Behind the noise, the truth was clear: American Eagle’s in-store traffic didn’t crater. Sweeney told GQ the viral rumors of plunging sales were pure fiction lockdown-period press fodder.
“I saw all the talk about visits being down,” she said. “None of it was true. Zero. It didn’t move the needle for me—or the brand.” She stayed focused on filming, barely glanced at her phone, and let the hysteria bubble without her.
American Eagle stood firm. Their statement was unambiguous: “It’s about the jeans. Her jeans. Her story. Great jeans look good on everyone.” No corporate backpedaling. No groveling.
Then out came the big guns. President Donald J. Trump beamed when he learned Sweeney is a registered Republican. “Now I love her ad,” he told reporters. “She’s a Republican? Fantastic.”

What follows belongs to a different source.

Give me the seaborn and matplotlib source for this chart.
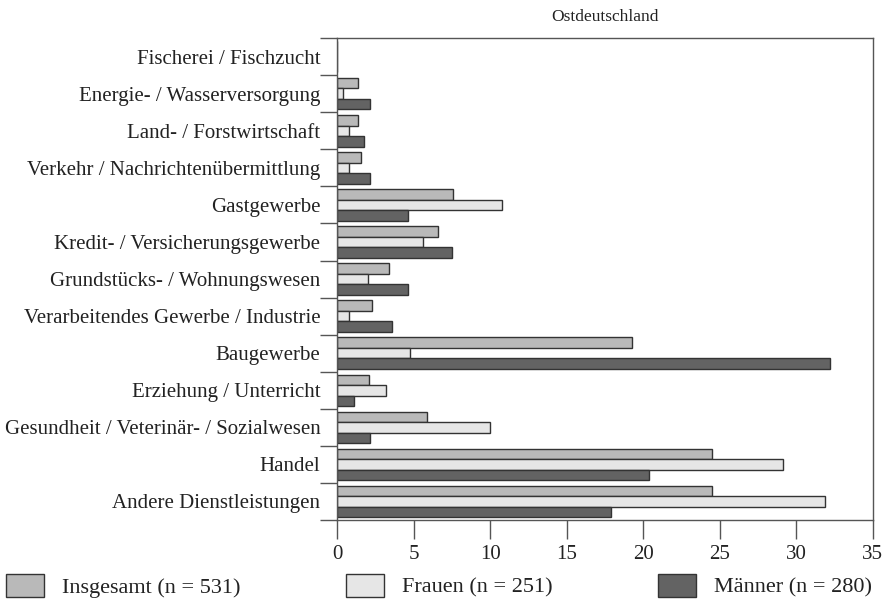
import numpy as np
import pandas as pd
import seaborn as sns
import matplotlib.pyplot as plt

categories = ['Fischerei / Fischzucht', 'Energie- / Wasserversorgung', 'Land- / Forstwirtschaft',
              'Verkehr / Nachrichtenübermittlung', 'Gastgewerbe', 'Kredit- / Versicherungsgewerbe',
              'Grundstücks- / Wohnungswesen', 'Verarbeitendes Gewerbe / Industrie', 'Baugewerbe',
              'Erziehung / Unterricht', 'Gesundheit / Veterinär- / Sozialwesen', 'Handel',
              'Andere Dienstleistungen']
insgesamt = [0.0, 1.35, 1.35, 1.55, 7.55, 6.6, 3.4, 2.26, 19.24, 2.06, 5.86, 24.5, 24.5]
frauen = [0.0, 0.42, 0.8, 0.8, 10.8, 5.6, 2.0, 0.8, 4.79, 3.21, 10.0, 29.14, 31.9]
maenner = [0.0, 2.16, 1.79, 2.16, 4.66, 7.53, 4.66, 3.6, 32.18, 1.08, 2.15, 20.39, 17.87]
series = ['Insgesamt (n = 531)', 'Frauen (n = 251)', 'Männer (n = 280)']
colors = ['#b9b9b9', '#e6e6e6', '#636363']

df = pd.DataFrame({
    'kategorie': categories * 3,
    'wert': insgesamt + frauen + maenner,
    'gruppe': np.repeat(series, len(categories)),
})

sns.set_style('white')
plt.rcParams['font.family'] = ['Liberation Serif', 'DejaVu Serif']

fig = plt.figure(figsize=(8.88, 6.05), dpi=100)
ax = fig.add_axes([0.3795, 0.1405, 0.6035, 0.7965])

sns.barplot(data=df, y='kategorie', x='wert', hue='gruppe', orient='h',
            palette=colors, edgecolor='#333333', linewidth=1.0,
            width=0.85, ax=ax, legend=True)

ax.set_xlim(0, 35)
ax.set_ylim(len(categories) - 0.5, -0.5)
ax.set_xlabel('')
ax.set_ylabel('')
ax.set_xticks(range(0, 36, 5))
ax.tick_params(axis='x', direction='out', length=14, width=1, color='#555555',
               labelsize=15, pad=4, labelcolor='#222222', bottom=True)

# Kategoriegrenzen als Ticks, Beschriftung mittig
ax.set_yticks(np.arange(-0.5, len(categories), 1))
ax.set_yticklabels([])
ax.set_yticks(range(len(categories)), minor=True)
ax.set_yticklabels(categories, minor=True)
ax.tick_params(axis='y', which='major', direction='out', length=12, width=1,
               color='#555555', left=True)
ax.tick_params(axis='y', which='minor', length=0, labelsize=15, pad=12,
               labelcolor='#222222')

for s in ax.spines.values():
    s.set_color('#555555')
    s.set_linewidth(1.0)

ax.set_title('Ostdeutschland', fontsize=12.5, pad=12, color='#222222')

handles, labels = ax.get_legend_handles_labels()
ax.get_legend().remove()
fig.legend(handles, labels, loc='lower left', bbox_to_anchor=(-0.003, -0.003),
           ncol=3, frameon=False, fontsize=16, handlelength=1.71,
           handleheight=1.17, handletextpad=0.81, columnspacing=4.75,
           borderaxespad=0.0, labelcolor='#222222')

fig.savefig('out.png', dpi=100)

Ohio Senator J.D. Vance didn’t hold back, either. On the “Ruthless” podcast he mocked the left’s meltdown: “You have a beautiful all-American girl in a jeans ad, and the radicals scream ‘Nazi.’ Did they miss November 2024?”
Sweeney refuses to play the victim. When asked about the ad’s so-called racial subtext, she was unflappable: “If I want to speak on something real, you’ll hear it from me.”
This saga lays bare two Americas: one side weaponizes outrage to bully a harmless fashion spot; the other side stands tall, refuses to bow, and keeps selling great jeans. Sydney Sweeney—and American Eagle—just proved who’s got the backbone.